Marathon’s decision is part of its strategy to increase capital spending and selling its North Sea operations to focus on North American fields. 

In the while, the Scandinavian country registered mixed fortune. 

Faroe Petroleum announced the spudding of the Centrica-operated Butch Shout West exploration well 8/10-6S in the Norwegian North Sea, while Noreco said that it would plug and abandon the well 6608/10-16 (PL484) in Norway

These mixed fortunes confirm oil and gas industry’s difficulties, but also Norway’s centrality for European energy security. That is why Norwegian politics are so relevant for Brussels. 

On Wednesday, the parliament agreed on Statoil’s Johan Sverdrup project, deciding that the company will have to start electrification of three North Sea fields by 2022. 

“We’re happy that the parliamentary majority has found common ground with the government parties and contributed to an agreement that will ensure that the Sverdrup development can proceed as planned,” Oil and Energy Minister Tord Lien commented on Thursday. 

What remains to be seen now is the Norwegian interest and how this will translate into foreign policies.

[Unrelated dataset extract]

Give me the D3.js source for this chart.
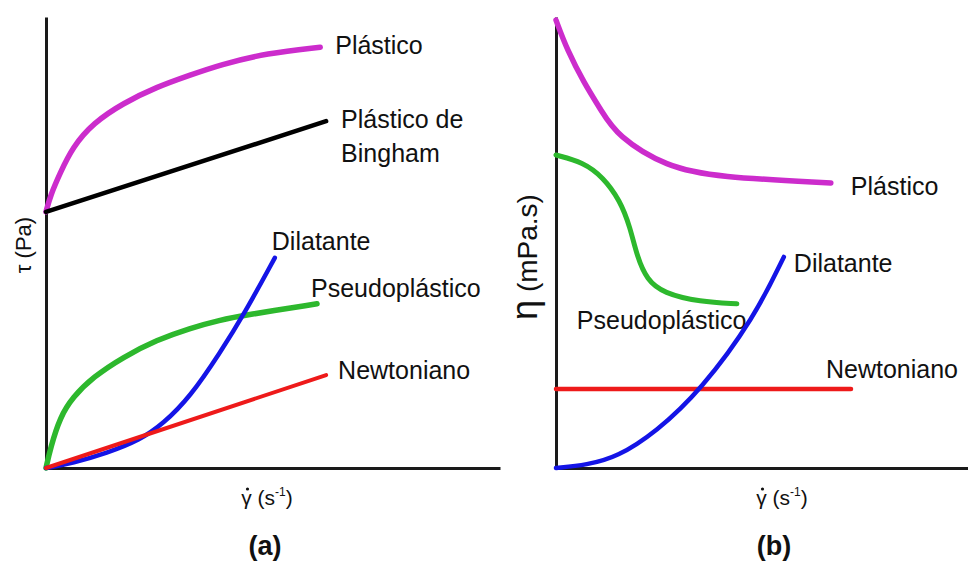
<!DOCTYPE html>
<html>
<head>
<meta charset="utf-8">
<script src="https://cdn.jsdelivr.net/npm/d3@7/dist/d3.min.js"></script>
<style>
  body { margin: 0; background: #fff; }
  text { font-family: Arial, "Liberation Sans", sans-serif; fill: #111; }
</style>
</head>
<body>
<svg id="chart" width="968" height="563"></svg>
<script>
// (a) tension de corte vs velocidad de deformacion (arbitrary units 0..10)
const aPlasticoX  = [0, 0.10, 0.31, 0.59, 1.04, 1.70, 2.44, 3.17, 3.83, 4.87, 6.04];
const aPlasticoY  = [5.68, 6.05, 6.54, 7.12, 7.65, 8.09, 8.45, 8.71, 8.94, 9.20, 9.33];
const aBinghamX   = [0, 6.17];
const aBinghamY   = [5.68, 7.69];
const aDilatanteX = [0, 0.59, 1.34, 2.07, 2.58, 3.17, 3.83, 4.38, 5.04];
const aDilatanteY = [0, 0.11, 0.33, 0.62, 0.98, 1.57, 2.55, 3.44, 4.66];
const aPseudoX    = [0, 0.10, 0.31, 0.59, 1.04, 1.70, 2.44, 3.17, 3.83, 4.38, 5.97];
const aPseudoY    = [0, 0.45, 1.13, 1.57, 2.02, 2.46, 2.84, 3.10, 3.28, 3.39, 3.64];
const aNewtonX    = [0, 6.17];
const aNewtonY    = [0, 2.06];

// (b) viscosidad vs velocidad de deformacion
const bPlasticoX  = [0, 0.27, 0.68, 1.09, 1.48, 2.69, 3.91, 6.67];
const bPlasticoY  = [9.93, 9.27, 8.54, 7.94, 7.36, 6.67, 6.45, 6.32];
const bPseudoX    = [0, 0.66, 1.14, 1.55, 1.80, 1.97, 2.21, 2.60, 3.50, 4.39];
const bPseudoY    = [6.94, 6.78, 6.45, 5.94, 5.34, 4.68, 4.17, 3.88, 3.68, 3.64];
const bDilatanteX = [0, 0.75, 1.48, 2.43, 3.52, 4.81, 5.53];
const bDilatanteY = [0, 0.07, 0.24, 0.80, 1.73, 3.33, 4.68];
const bNewtonX    = [0, 7.16];
const bNewtonY    = [1.75, 1.75];

const svg = d3.select('#chart');

const colors = {
  plastico: '#cc2ccc',
  bingham: '#000000',
  dilatante: '#1414e6',
  pseudo: '#2db82d',
  newton: '#ee1a1a'
};

const yScale = d3.scaleLinear().domain([0, 10]).range([468, 17]);
const xA = d3.scaleLinear().domain([0, 10]).range([46, 500]);
const xB = d3.scaleLinear().domain([0, 10]).range([556, 968]);

function zip(xs, ys) {
  return xs.map((x, i) => [x, ys[i]]);
}

function drawAxes(x) {
  const gx = svg.append('g')
    .attr('transform', 'translate(0,' + yScale(0) + ')')
    .call(d3.axisBottom(x).ticks(0).tickSizeOuter(0));
  const gy = svg.append('g')
    .attr('transform', 'translate(' + x(0) + ',0)')
    .call(d3.axisLeft(yScale).ticks(0).tickSizeOuter(0));
  [gx, gy].forEach(g => g.select('.domain')
    .attr('stroke', '#1a1a1a')
    .attr('stroke-width', 3));
}

function drawCurve(x, xs, ys, color, width) {
  const line = d3.line()
    .x(d => x(d[0]))
    .y(d => yScale(d[1]))
    .curve(d3.curveBasis);
  const pts = zip(xs, ys);
  svg.append('path')
    .datum(pts)
    .attr('d', line)
    .attr('fill', 'none')
    .attr('stroke', color)
    .attr('stroke-width', width)
    .attr('stroke-linecap', 'round');
  return [x(pts[pts.length - 1][0]), yScale(pts[pts.length - 1][1])];
}

function label(pos, lines, dx, dy) {
  const t = svg.append('text')
    .attr('x', pos[0] + dx)
    .attr('y', pos[1] + dy)
    .attr('font-size', 25);
  lines.forEach((s, i) => {
    t.append('tspan')
      .attr('x', pos[0] + dx)
      .attr('dy', i === 0 ? 0 : 34)
      .text(s);
  });
}

function shearLabel(cx) {
  const t = svg.append('text')
    .attr('x', cx)
    .attr('y', 505)
    .attr('font-size', 21)
    .attr('text-anchor', 'middle');
  t.append('tspan').text('\u03B3');
  t.append('tspan').text(' (s');
  t.append('tspan').attr('font-size', 12).attr('dy', -9).text('-1');
  t.append('tspan').attr('dy', 9).text(')');
  // dot over gamma
  const gl = t.node().getExtentOfChar(0);
  svg.append('circle')
    .attr('cx', gl.x + gl.width / 2 + 1)
    .attr('cy', gl.y + 3)
    .attr('r', 1.6)
    .attr('fill', '#111');
}

// ---- panel (a)
drawAxes(xA);
let end;
end = drawCurve(xA, aPlasticoX, aPlasticoY, colors.plastico, 5.5);
label(end, ['Plástico'], 15, 7);
end = drawCurve(xA, aBinghamX, aBinghamY, colors.bingham, 4.5);
label(end, ['Plástico de', 'Bingham'], 15, 7);
end = drawCurve(xA, aPseudoX, aPseudoY, colors.pseudo, 5.5);
label(end, ['Pseudoplástico'], -6, -7);
end = drawCurve(xA, aDilatanteX, aDilatanteY, colors.dilatante, 4.5);
label(end, ['Dilatante'], -3, -8);
end = drawCurve(xA, aNewtonX, aNewtonY, colors.newton, 4);
label(end, ['Newtoniano'], 12, 4);

svg.append('text')
  .attr('transform', 'translate(31,245) rotate(-90)')
  .attr('text-anchor', 'middle')
  .attr('font-size', 22)
  .text('\u03C4 (Pa)');
shearLabel(267);
svg.append('text')
  .attr('x', 265).attr('y', 555)
  .attr('text-anchor', 'middle')
  .attr('font-size', 27)
  .attr('font-weight', 'bold')
  .text('(a)');

// ---- panel (b)
drawAxes(xB);
end = drawCurve(xB, bPlasticoX, bPlasticoY, colors.plastico, 5.5);
label(end, ['Plástico'], 20, 12);
end = drawCurve(xB, bPseudoX, bPseudoY, colors.pseudo, 5);
label(end, ['Pseudoplástico'], -160, 25);
end = drawCurve(xB, bNewtonX, bNewtonY, colors.newton, 4.5);
label(end, ['Newtoniano'], -25, -11);
end = drawCurve(xB, bDilatanteX, bDilatanteY, colors.dilatante, 4.5);
label(end, ['Dilatante'], 10, 15);

const eta = svg.append('text')
  .attr('transform', 'translate(537,257) rotate(-90)')
  .attr('text-anchor', 'middle')
  .attr('font-size', 28);
eta.append('tspan').attr('font-size', 36).text('\u03B7');
eta.append('tspan').text(' (mPa.s)');
shearLabel(782);
svg.append('text')
  .attr('x', 774).attr('y', 555)
  .attr('text-anchor', 'middle')
  .attr('font-size', 27)
  .attr('font-weight', 'bold')
  .text('(b)');
</script>
</body>
</html>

Will Oslo capitalise on its gas avoiding a price war with Russia? Or, conversely, will it try to take a more active role in Europe? The government elected in September said it wants to decrease its reliance on hydrocarbon exports. Since the United Kingdom, Sweden, Germany, the Netherlands and France are Oslo’s main commercial partners, this decision might point at increased ties with Brussels. Time will tell.